An International Sanctions Bill will support our role as a permanent member of the UN Security Council and a "leading player on the world stage", by establishing a new sovereign UK framework to implement international sanctions on a multilateral or unilateral basis.

This Bill, we are told, will return decision-making powers on non-UN sanctions to the UK and enable the UK's continued compliance with international law after the UK's exit from the EU.

Here, the devil is in the detail, but the very presence of this Bill in the line-up indicates that there might be some grown-ups left in the deepest recesses of Whitehall. Where this takes us will need careful watching.

Of the other Bills, these have relevance in dealing with the consequences of Brexit, such as the Space Industry Bill. Bearing in mind that we could drop out of the EU's space programme (although this would be ill-advised), the Bill will create new powers to license a wide range of new commercial spaceflight, including vertically-launched rockets, spaceplanes, satellite operation, spaceports and other technologies. It also creates a regulatory framework to manage risk, ensuring that commercial spaceflight in the UK remains safe.

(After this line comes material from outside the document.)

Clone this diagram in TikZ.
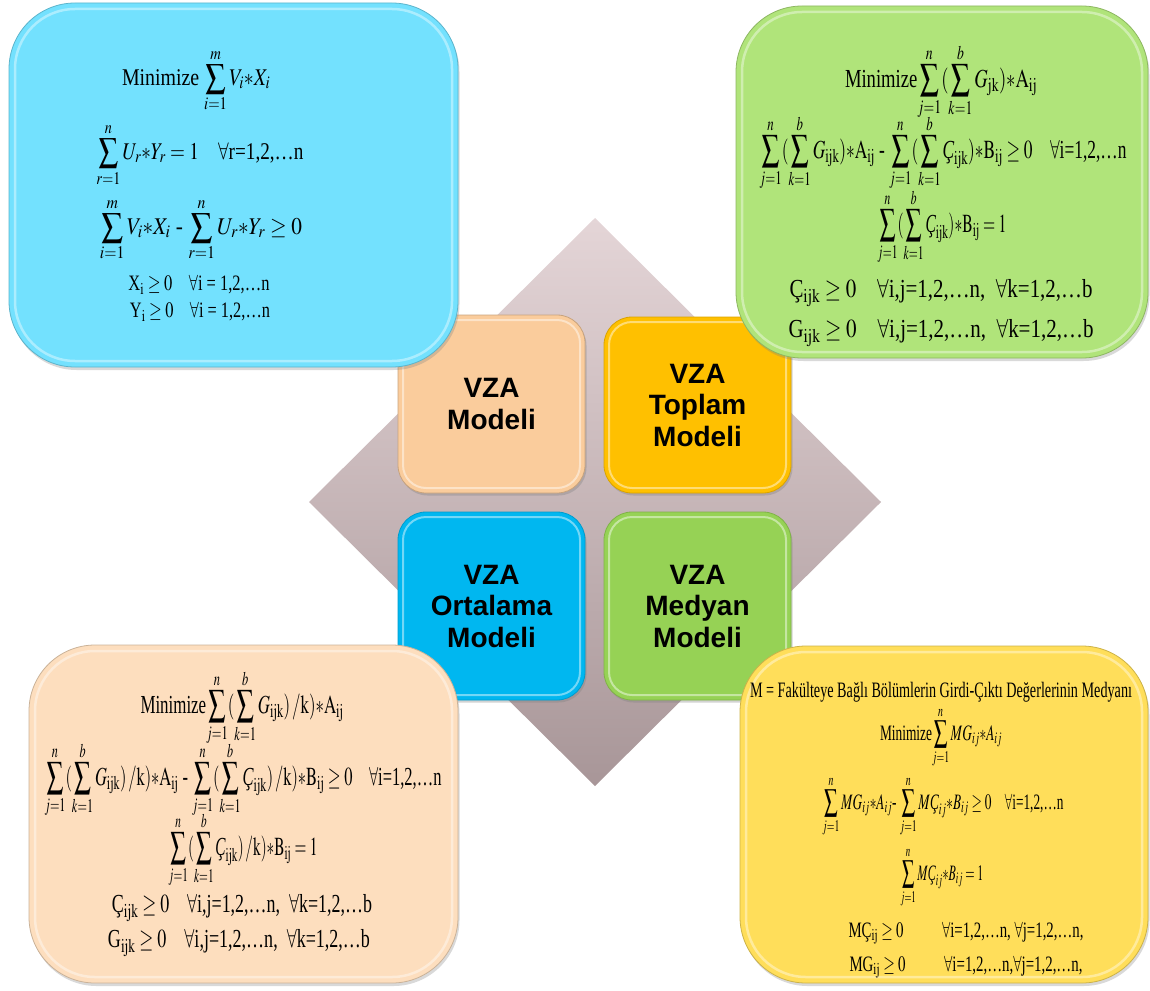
\documentclass[tikz,border=0pt]{standalone}
\usepackage{mathptmx}
\usepackage{fontspec}
\setmainfont{Liberation Serif}
\newfontfamily\boxfont{Liberation Sans}
\usepackage{graphicx}
\usetikzlibrary{shadows}

% renk tanimlari
\definecolor{diaTop}{RGB}{228,213,215}
\definecolor{diaBot}{RGB}{168,150,152}
\definecolor{tlBlue}{RGB}{115,225,254}
\definecolor{trGreen}{RGB}{176,228,122}
\definecolor{blPeach}{RGB}{253,222,190}
\definecolor{brYellow}{RGB}{255,222,90}
\definecolor{cPeach}{RGB}{250,204,156}
\definecolor{cGold}{RGB}{255,192,0}
\definecolor{cBlue}{RGB}{0,183,240}
\definecolor{cGreen}{RGB}{150,210,85}

% satiri verilen genislige sikistir
\newcommand{\satir}[2]{\resizebox{#1pt}{\height}{#2}}
\newcommand{\Cc}{\mbox{\itshape Ç}}

\begin{document}
\begin{tikzpicture}[x=1pt, y=-1pt,
    kutu/.style={rectangle, rounded corners=28pt, line width=0.8pt,
        drop shadow={opacity=0.35, shadow xshift=1.5pt, shadow yshift=-2.5pt},
        font=\boxfont\bfseries\fontsize{28}{31.5}\selectfont, align=center,
        minimum width=187pt,
        path picture={\draw[white, opacity=0.45, line width=2pt, rounded corners=23pt]
            ([shift={(5pt,5pt)}]path picture bounding box.south west) rectangle
            ([shift={(-5pt,-5pt)}]path picture bounding box.north east);}},
    buyuk/.style={rectangle, rounded corners=66pt, line width=0.8pt,
        drop shadow={opacity=0.3, shadow xshift=1.5pt, shadow yshift=-3pt},
        path picture={\draw[white, opacity=0.4, line width=2.5pt, rounded corners=60pt]
            ([shift={(6pt,6pt)}]path picture bounding box.south west) rectangle
            ([shift={(-6pt,-6pt)}]path picture bounding box.north east);}},
    formA/.style={inner sep=0pt, font=\fontsize{24}{28}\selectfont},
    formB/.style={inner sep=0pt, font=\fontsize{26}{30}\selectfont},
    formC/.style={inner sep=0pt, font=\fontsize{22}{26}\selectfont}]
    \useasboundingbox (0,0) rectangle (1150,990);

    % arka plandaki baklava dilimi
    \shade[top color=diaTop, bottom color=diaBot]
        (595,218) -- (881,502) -- (595,786) -- (309,502) -- cycle;

    % ortadaki dort model kutusu
    \node[kutu, fill=cPeach, draw=cPeach!80!black, minimum height=178pt]
        (vza) at (491.5,404) {VZA\\Modeli};
    \node[kutu, fill=cGold, draw=cGold!85!black, minimum height=176pt]
        (toplam) at (697.5,405) {VZA\\Toplam\\Modeli};
    \node[kutu, fill=cBlue, draw=cBlue!85!black, minimum height=188pt]
        (ortalama) at (491.5,606) {VZA\\Ortalama\\Modeli};
    \node[kutu, fill=cGreen, draw=cGreen!85!black, minimum height=188pt]
        (medyan) at (697.5,606) {VZA\\Medyan\\Modeli};

    % kose kutulari
    \node[buyuk, fill=tlBlue, draw=tlBlue!80!black, minimum width=449pt,
        minimum height=364pt] (vzakutu) at (233.5,185) {};
    \node[buyuk, fill=trGreen, draw=trGreen!80!black, minimum width=412pt,
        minimum height=352pt] (toplamkutu) at (942,182) {};
    \node[buyuk, fill=blPeach, draw=blPeach!80!black, minimum width=429pt,
        minimum height=338pt] (ortkutu) at (243.5,814) {};
    \node[buyuk, fill=brYellow, draw=brYellow!80!black, minimum width=408pt,
        minimum height=337pt] (medkutu) at (944,814.5) {};

    % VZA modeli
    \node[formA] (v1) at (196,81) {\satir{148}{Minimize\ $\displaystyle\sum_{i=1}^{m}V_i{*}X_i$}};
    \node[formA] (v2) at (200,155) {\satir{207}{$\displaystyle\sum_{r=1}^{n}U_r{*}Y_r=1$\quad $\forall$r=1,2,…n}};
    \node[formA] (v3) at (201,230) {\satir{202}{$\displaystyle\sum_{i=1}^{m}V_i{*}X_i$ - $\displaystyle\sum_{r=1}^{n}U_r{*}Y_r\geq 0$}};
    \node[formC] (v4) at (199,285) {\satir{141}{X$_{\mathrm{i}}\geq 0$\quad $\forall$i = 1,2,…n}};
    \node[formC] (v5) at (200,312) {\satir{140}{Y$_{\mathrm{i}}\geq 0$\quad $\forall$i = 1,2,…n}};

    % VZA toplam modeli
    \node[formB] (t1) at (941,82) {\satir{192}{Minimize$\displaystyle\sum_{j=1}^{n}(\sum_{k=1}^{b}G_{\mathrm{jk}})\mathrm{{*}A_{ij}}$}};
    \node[formB] (t2) at (943,153) {\satir{367}{$\displaystyle\sum_{j=1}^{n}(\sum_{k=1}^{b}G_{\mathrm{ijk}})\mathrm{{*}A_{ij}}$ - $\displaystyle\sum_{j=1}^{n}(\sum_{k=1}^{b}\Cc_{\mathrm{ijk}})\mathrm{{*}B_{ij}}\geq 0$\quad $\forall$i=1,2,…n}};
    \node[formB] (t3) at (942,227) {\satir{129}{$\displaystyle\sum_{j=1}^{n}(\sum_{k=1}^{b}\Cc_{\mathrm{ijk}})\mathrm{{*}B_{ij}}=1$}};
    \node[formB] (t4) at (941,293) {\satir{303}{Ç$_{\mathrm{ijk}}\geq 0$\quad $\forall$i,j=1,2,…n,\enspace $\forall$k=1,2,…b}};
    \node[formB] (t5) at (941,333) {\satir{305}{G$_{\mathrm{ijk}}\geq 0$\quad $\forall$i,j=1,2,…n,\enspace $\forall$k=1,2,…b}};

    % VZA ortalama modeli
    \node[formB] (o1) at (242,708) {\satir{203}{Minimize$\displaystyle\sum_{j=1}^{n}(\sum_{k=1}^{b}G_{\mathrm{ijk}})\,/\mathrm{k}){*}\mathrm{A_{ij}}$}};
    \node[formB] (o2) at (243,780) {\satir{397}{$\displaystyle\sum_{j=1}^{n}(\sum_{k=1}^{b}G_{\mathrm{ijk}})\,/\mathrm{k}){*}\mathrm{A_{ij}}$ - $\displaystyle\sum_{j=1}^{n}(\sum_{k=1}^{b}\Cc_{\mathrm{ijk}})\,/\mathrm{k}){*}\mathrm{B_{ij}}\geq 0$\quad $\forall$i=1,2,…n}};
    \node[formB] (o3) at (243,850) {\satir{149}{$\displaystyle\sum_{j=1}^{n}(\sum_{k=1}^{b}\Cc_{\mathrm{ijk}})\,/\mathrm{k}){*}\mathrm{B_{ij}}=1$}};
    \node[formB] (o4) at (242,908) {\satir{260}{Ç$_{\mathrm{ijk}}\geq 0$\quad $\forall$i,j=1,2,…n,\enspace $\forall$k=1,2,…b}};
    \node[formB] (o5) at (239,943) {\satir{262}{G$_{\mathrm{ijk}}\geq 0$\quad $\forall$i,j=1,2,…n,\enspace $\forall$k=1,2,…b}};

    % VZA medyan modeli
    \node[formC] (m0) at (941,692) {\satir{382}{M = Fakülteye Bağlı Bölümlerin Girdi-Çıktı Değerlerinin Medyanı}};
    \node[formC] (m1) at (941,738) {\satir{122}{Minimize$\displaystyle\sum_{j=1}^{n}MG_{ij}{*}A_{ij}$}};
    \node[formC] (m2) at (943,807) {\satir{241}{$\displaystyle\sum_{j=1}^{n}MG_{ij}{*}A_{ij}$- $\displaystyle\sum_{j=1}^{n}M\Cc_{ij}{*}B_{ij}\geq 0$\quad $\forall$i=1,2,…n}};
    \node[formC] (m3) at (942,878) {\satir{83}{$\displaystyle\sum_{j=1}^{n}M\Cc_{ij}{*}B_{ij}=1$}};
    \node[formC] (m4) at (966,933) {\satir{235}{MÇ$_{\mathrm{ij}}\geq 0$\hspace{2.6em}$\forall$i=1,2,…n, $\forall$j=1,2,…n,}};
    \node[formC] (m5) at (966,967) {\satir{233}{MG$_{\mathrm{ij}}\geq 0$\hspace{2.6em}$\forall$i=1,2,…n,$\forall$j=1,2,…n,}};
\end{tikzpicture}
\end{document}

Intentional or not, this actually gives a strong signal that the UK is not looking for cooperative ventures with the EU, although we will have to wait to see where we go with Galileo and other projects.

Here, and elsewhere, though, there are strong elements of wishful thinking – and much missing on the Brexit front. We should be getting clear indications of how the UK intends to frame the negotiations, especially if there is to be a transition agreement. It is hard to see whether that could be achieved without new legislation.

However, asking for such detail is probably too much to ask, as the Government itself most likely does not know its own intentions. It has thus been said that this Queen's speech will be best known for what it left out. The omissions may well prove to be more important than what so far has been revealed.